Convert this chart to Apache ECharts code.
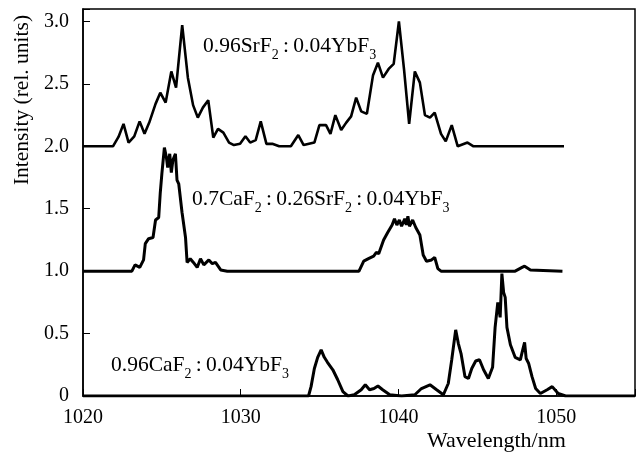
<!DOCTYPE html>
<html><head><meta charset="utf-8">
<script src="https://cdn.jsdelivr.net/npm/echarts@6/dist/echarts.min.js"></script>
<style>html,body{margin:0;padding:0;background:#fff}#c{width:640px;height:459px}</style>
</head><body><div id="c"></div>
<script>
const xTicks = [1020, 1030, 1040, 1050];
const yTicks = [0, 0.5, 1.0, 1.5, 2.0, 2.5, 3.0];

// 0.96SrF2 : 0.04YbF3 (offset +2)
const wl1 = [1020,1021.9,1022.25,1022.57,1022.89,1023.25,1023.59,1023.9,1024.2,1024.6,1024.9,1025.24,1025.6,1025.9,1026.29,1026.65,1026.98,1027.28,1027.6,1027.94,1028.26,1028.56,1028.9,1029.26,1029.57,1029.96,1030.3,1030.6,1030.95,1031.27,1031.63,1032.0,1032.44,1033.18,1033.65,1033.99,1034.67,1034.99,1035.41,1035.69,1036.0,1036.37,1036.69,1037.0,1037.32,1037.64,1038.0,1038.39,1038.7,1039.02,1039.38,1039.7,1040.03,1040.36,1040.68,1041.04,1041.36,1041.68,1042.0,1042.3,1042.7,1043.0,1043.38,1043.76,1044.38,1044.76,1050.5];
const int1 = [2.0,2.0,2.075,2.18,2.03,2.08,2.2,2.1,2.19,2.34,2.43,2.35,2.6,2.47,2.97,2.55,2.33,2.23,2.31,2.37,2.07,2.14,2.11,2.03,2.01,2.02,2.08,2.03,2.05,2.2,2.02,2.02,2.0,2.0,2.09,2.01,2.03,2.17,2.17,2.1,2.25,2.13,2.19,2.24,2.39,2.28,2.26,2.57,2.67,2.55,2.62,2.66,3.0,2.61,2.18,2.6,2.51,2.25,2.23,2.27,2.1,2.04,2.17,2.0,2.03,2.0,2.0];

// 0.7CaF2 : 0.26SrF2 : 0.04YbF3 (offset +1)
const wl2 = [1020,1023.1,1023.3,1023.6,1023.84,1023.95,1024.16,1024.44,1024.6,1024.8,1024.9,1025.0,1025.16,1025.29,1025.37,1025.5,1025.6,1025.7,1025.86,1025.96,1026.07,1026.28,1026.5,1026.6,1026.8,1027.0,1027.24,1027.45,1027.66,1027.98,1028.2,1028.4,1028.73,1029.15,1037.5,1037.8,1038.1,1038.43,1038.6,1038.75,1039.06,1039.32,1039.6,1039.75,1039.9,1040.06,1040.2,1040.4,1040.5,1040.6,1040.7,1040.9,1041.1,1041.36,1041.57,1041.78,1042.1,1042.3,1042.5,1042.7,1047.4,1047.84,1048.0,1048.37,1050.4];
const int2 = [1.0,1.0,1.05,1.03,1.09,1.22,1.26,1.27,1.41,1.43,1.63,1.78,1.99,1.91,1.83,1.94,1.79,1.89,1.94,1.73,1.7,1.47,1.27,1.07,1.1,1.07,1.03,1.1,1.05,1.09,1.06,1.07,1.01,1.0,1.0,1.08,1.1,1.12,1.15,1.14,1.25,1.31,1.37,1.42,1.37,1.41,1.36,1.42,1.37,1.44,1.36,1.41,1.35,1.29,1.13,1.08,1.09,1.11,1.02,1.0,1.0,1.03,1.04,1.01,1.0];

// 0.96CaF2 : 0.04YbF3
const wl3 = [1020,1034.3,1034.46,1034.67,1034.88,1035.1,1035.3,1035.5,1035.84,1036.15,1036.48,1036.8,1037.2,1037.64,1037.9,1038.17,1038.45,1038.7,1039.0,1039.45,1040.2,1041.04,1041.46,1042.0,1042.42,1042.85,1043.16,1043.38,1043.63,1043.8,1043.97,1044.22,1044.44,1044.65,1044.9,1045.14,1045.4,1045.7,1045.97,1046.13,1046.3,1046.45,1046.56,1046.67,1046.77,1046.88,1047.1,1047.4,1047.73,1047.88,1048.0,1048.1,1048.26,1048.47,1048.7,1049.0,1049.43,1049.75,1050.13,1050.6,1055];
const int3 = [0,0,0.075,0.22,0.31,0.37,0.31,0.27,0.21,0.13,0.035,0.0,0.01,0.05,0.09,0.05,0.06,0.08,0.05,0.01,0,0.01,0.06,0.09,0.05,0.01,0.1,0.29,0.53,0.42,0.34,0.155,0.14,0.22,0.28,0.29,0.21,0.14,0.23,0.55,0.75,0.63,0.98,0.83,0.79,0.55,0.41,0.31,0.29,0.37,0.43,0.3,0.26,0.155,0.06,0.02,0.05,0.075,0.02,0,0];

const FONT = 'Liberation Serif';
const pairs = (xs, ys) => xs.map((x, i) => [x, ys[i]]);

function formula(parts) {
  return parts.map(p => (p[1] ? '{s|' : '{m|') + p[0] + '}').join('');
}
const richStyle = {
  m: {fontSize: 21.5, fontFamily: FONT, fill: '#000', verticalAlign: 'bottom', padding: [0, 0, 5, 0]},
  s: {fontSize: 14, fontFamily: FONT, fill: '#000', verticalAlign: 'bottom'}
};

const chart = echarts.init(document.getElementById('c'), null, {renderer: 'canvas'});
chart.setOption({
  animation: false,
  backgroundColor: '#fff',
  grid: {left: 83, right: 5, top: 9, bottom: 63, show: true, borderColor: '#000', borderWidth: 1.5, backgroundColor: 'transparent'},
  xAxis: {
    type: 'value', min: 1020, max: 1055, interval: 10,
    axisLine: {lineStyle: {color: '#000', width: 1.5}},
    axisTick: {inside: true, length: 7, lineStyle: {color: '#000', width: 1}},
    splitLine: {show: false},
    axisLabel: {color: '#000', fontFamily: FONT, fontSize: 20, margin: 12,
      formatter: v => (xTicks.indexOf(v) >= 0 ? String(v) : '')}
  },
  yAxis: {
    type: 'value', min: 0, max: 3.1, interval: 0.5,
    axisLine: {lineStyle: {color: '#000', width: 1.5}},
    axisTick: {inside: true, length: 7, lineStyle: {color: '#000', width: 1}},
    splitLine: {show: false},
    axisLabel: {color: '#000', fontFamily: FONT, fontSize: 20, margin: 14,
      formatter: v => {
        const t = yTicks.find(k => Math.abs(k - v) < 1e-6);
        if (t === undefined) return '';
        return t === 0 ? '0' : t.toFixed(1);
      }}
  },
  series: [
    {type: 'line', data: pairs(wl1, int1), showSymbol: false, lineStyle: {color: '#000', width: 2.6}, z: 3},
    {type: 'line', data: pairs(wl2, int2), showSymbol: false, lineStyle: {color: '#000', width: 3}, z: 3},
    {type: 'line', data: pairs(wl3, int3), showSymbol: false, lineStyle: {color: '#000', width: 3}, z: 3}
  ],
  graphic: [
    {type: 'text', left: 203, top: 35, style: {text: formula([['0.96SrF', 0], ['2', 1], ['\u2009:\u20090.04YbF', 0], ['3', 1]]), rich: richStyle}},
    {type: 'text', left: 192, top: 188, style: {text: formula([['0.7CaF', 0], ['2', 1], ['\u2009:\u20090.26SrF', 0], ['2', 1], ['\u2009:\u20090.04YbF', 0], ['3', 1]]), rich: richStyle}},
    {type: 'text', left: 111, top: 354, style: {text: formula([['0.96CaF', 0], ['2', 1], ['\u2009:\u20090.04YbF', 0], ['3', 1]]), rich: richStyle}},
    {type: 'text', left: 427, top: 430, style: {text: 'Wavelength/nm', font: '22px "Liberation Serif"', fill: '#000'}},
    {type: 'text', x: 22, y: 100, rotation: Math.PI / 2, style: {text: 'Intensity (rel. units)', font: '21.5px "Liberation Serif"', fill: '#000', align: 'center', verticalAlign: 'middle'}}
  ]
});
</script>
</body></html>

→ What you will do
Repeat the material verbatim. Do not carry over any picture.

→ Result
Convert this chart to Apache ECharts code.
<!DOCTYPE html>
<html><head><meta charset="utf-8">
<script src="https://cdn.jsdelivr.net/npm/echarts@6/dist/echarts.min.js"></script>
<style>html,body{margin:0;padding:0;background:#fff}#c{width:640px;height:459px}</style>
</head><body><div id="c"></div>
<script>
const xTicks = [1020, 1030, 1040, 1050];
const yTicks = [0, 0.5, 1.0, 1.5, 2.0, 2.5, 3.0];

// 0.96SrF2 : 0.04YbF3 (offset +2)
const wl1 = [1020,1021.9,1022.25,1022.57,1022.89,1023.25,1023.59,1023.9,1024.2,1024.6,1024.9,1025.24,1025.6,1025.9,1026.29,1026.65,1026.98,1027.28,1027.6,1027.94,1028.26,1028.56,1028.9,1029.26,1029.57,1029.96,1030.3,1030.6,1030.95,1031.27,1031.63,1032.0,1032.44,1033.18,1033.65,1033.99,1034.67,1034.99,1035.41,1035.69,1036.0,1036.37,1036.69,1037.0,1037.32,1037.64,1038.0,1038.39,1038.7,1039.02,1039.38,1039.7,1040.03,1040.36,1040.68,1041.04,1041.36,1041.68,1042.0,1042.3,1042.7,1043.0,1043.38,1043.76,1044.38,1044.76,1050.5];
const int1 = [2.0,2.0,2.075,2.18,2.03,2.08,2.2,2.1,2.19,2.34,2.43,2.35,2.6,2.47,2.97,2.55,2.33,2.23,2.31,2.37,2.07,2.14,2.11,2.03,2.01,2.02,2.08,2.03,2.05,2.2,2.02,2.02,2.0,2.0,2.09,2.01,2.03,2.17,2.17,2.1,2.25,2.13,2.19,2.24,2.39,2.28,2.26,2.57,2.67,2.55,2.62,2.66,3.0,2.61,2.18,2.6,2.51,2.25,2.23,2.27,2.1,2.04,2.17,2.0,2.03,2.0,2.0];

// 0.7CaF2 : 0.26SrF2 : 0.04YbF3 (offset +1)
const wl2 = [1020,1023.1,1023.3,1023.6,1023.84,1023.95,1024.16,1024.44,1024.6,1024.8,1024.9,1025.0,1025.16,1025.29,1025.37,1025.5,1025.6,1025.7,1025.86,1025.96,1026.07,1026.28,1026.5,1026.6,1026.8,1027.0,1027.24,1027.45,1027.66,1027.98,1028.2,1028.4,1028.73,1029.15,1037.5,1037.8,1038.1,1038.43,1038.6,1038.75,1039.06,1039.32,1039.6,1039.75,1039.9,1040.06,1040.2,1040.4,1040.5,1040.6,1040.7,1040.9,1041.1,1041.36,1041.57,1041.78,1042.1,1042.3,1042.5,1042.7,1047.4,1047.84,1048.0,1048.37,1050.4];
const int2 = [1.0,1.0,1.05,1.03,1.09,1.22,1.26,1.27,1.41,1.43,1.63,1.78,1.99,1.91,1.83,1.94,1.79,1.89,1.94,1.73,1.7,1.47,1.27,1.07,1.1,1.07,1.03,1.1,1.05,1.09,1.06,1.07,1.01,1.0,1.0,1.08,1.1,1.12,1.15,1.14,1.25,1.31,1.37,1.42,1.37,1.41,1.36,1.42,1.37,1.44,1.36,1.41,1.35,1.29,1.13,1.08,1.09,1.11,1.02,1.0,1.0,1.03,1.04,1.01,1.0];

// 0.96CaF2 : 0.04YbF3
const wl3 = [1020,1034.3,1034.46,1034.67,1034.88,1035.1,1035.3,1035.5,1035.84,1036.15,1036.48,1036.8,1037.2,1037.64,1037.9,1038.17,1038.45,1038.7,1039.0,1039.45,1040.2,1041.04,1041.46,1042.0,1042.42,1042.85,1043.16,1043.38,1043.63,1043.8,1043.97,1044.22,1044.44,1044.65,1044.9,1045.14,1045.4,1045.7,1045.97,1046.13,1046.3,1046.45,1046.56,1046.67,1046.77,1046.88,1047.1,1047.4,1047.73,1047.88,1048.0,1048.1,1048.26,1048.47,1048.7,1049.0,1049.43,1049.75,1050.13,1050.6,1055];
const int3 = [0,0,0.075,0.22,0.31,0.37,0.31,0.27,0.21,0.13,0.035,0.0,0.01,0.05,0.09,0.05,0.06,0.08,0.05,0.01,0,0.01,0.06,0.09,0.05,0.01,0.1,0.29,0.53,0.42,0.34,0.155,0.14,0.22,0.28,0.29,0.21,0.14,0.23,0.55,0.75,0.63,0.98,0.83,0.79,0.55,0.41,0.31,0.29,0.37,0.43,0.3,0.26,0.155,0.06,0.02,0.05,0.075,0.02,0,0];

const FONT = 'Liberation Serif';
const pairs = (xs, ys) => xs.map((x, i) => [x, ys[i]]);

function formula(parts) {
  return parts.map(p => (p[1] ? '{s|' : '{m|') + p[0] + '}').join('');
}
const richStyle = {
  m: {fontSize: 21.5, fontFamily: FONT, fill: '#000', verticalAlign: 'bottom', padding: [0, 0, 5, 0]},
  s: {fontSize: 14, fontFamily: FONT, fill: '#000', verticalAlign: 'bottom'}
};

const chart = echarts.init(document.getElementById('c'), null, {renderer: 'canvas'});
chart.setOption({
  animation: false,
  backgroundColor: '#fff',
  grid: {left: 83, right: 5, top: 9, bottom: 63, show: true, borderColor: '#000', borderWidth: 1.5, backgroundColor: 'transparent'},
  xAxis: {
    type: 'value', min: 1020, max: 1055, interval: 10,
    axisLine: {lineStyle: {color: '#000', width: 1.5}},
    axisTick: {inside: true, length: 7, lineStyle: {color: '#000', width: 1}},
    splitLine: {show: false},
    axisLabel: {color: '#000', fontFamily: FONT, fontSize: 20, margin: 12,
      formatter: v => (xTicks.indexOf(v) >= 0 ? String(v) : '')}
  },
  yAxis: {
    type: 'value', min: 0, max: 3.1, interval: 0.5,
    axisLine: {lineStyle: {color: '#000', width: 1.5}},
    axisTick: {inside: true, length: 7, lineStyle: {color: '#000', width: 1}},
    splitLine: {show: false},
    axisLabel: {color: '#000', fontFamily: FONT, fontSize: 20, margin: 14,
      formatter: v => {
        const t = yTicks.find(k => Math.abs(k - v) < 1e-6);
        if (t === undefined) return '';
        return t === 0 ? '0' : t.toFixed(1);
      }}
  },
  series: [
    {type: 'line', data: pairs(wl1, int1), showSymbol: false, lineStyle: {color: '#000', width: 2.6}, z: 3},
    {type: 'line', data: pairs(wl2, int2), showSymbol: false, lineStyle: {color: '#000', width: 3}, z: 3},
    {type: 'line', data: pairs(wl3, int3), showSymbol: false, lineStyle: {color: '#000', width: 3}, z: 3}
  ],
  graphic: [
    {type: 'text', left: 203, top: 35, style: {text: formula([['0.96SrF', 0], ['2', 1], ['\u2009:\u20090.04YbF', 0], ['3', 1]]), rich: richStyle}},
    {type: 'text', left: 192, top: 188, style: {text: formula([['0.7CaF', 0], ['2', 1], ['\u2009:\u20090.26SrF', 0], ['2', 1], ['\u2009:\u20090.04YbF', 0], ['3', 1]]), rich: richStyle}},
    {type: 'text', left: 111, top: 354, style: {text: formula([['0.96CaF', 0], ['2', 1], ['\u2009:\u20090.04YbF', 0], ['3', 1]]), rich: richStyle}},
    {type: 'text', left: 427, top: 430, style: {text: 'Wavelength/nm', font: '22px "Liberation Serif"', fill: '#000'}},
    {type: 'text', x: 22, y: 100, rotation: Math.PI / 2, style: {text: 'Intensity (rel. units)', font: '21.5px "Liberation Serif"', fill: '#000', align: 'center', verticalAlign: 'middle'}}
  ]
});
</script>
</body></html>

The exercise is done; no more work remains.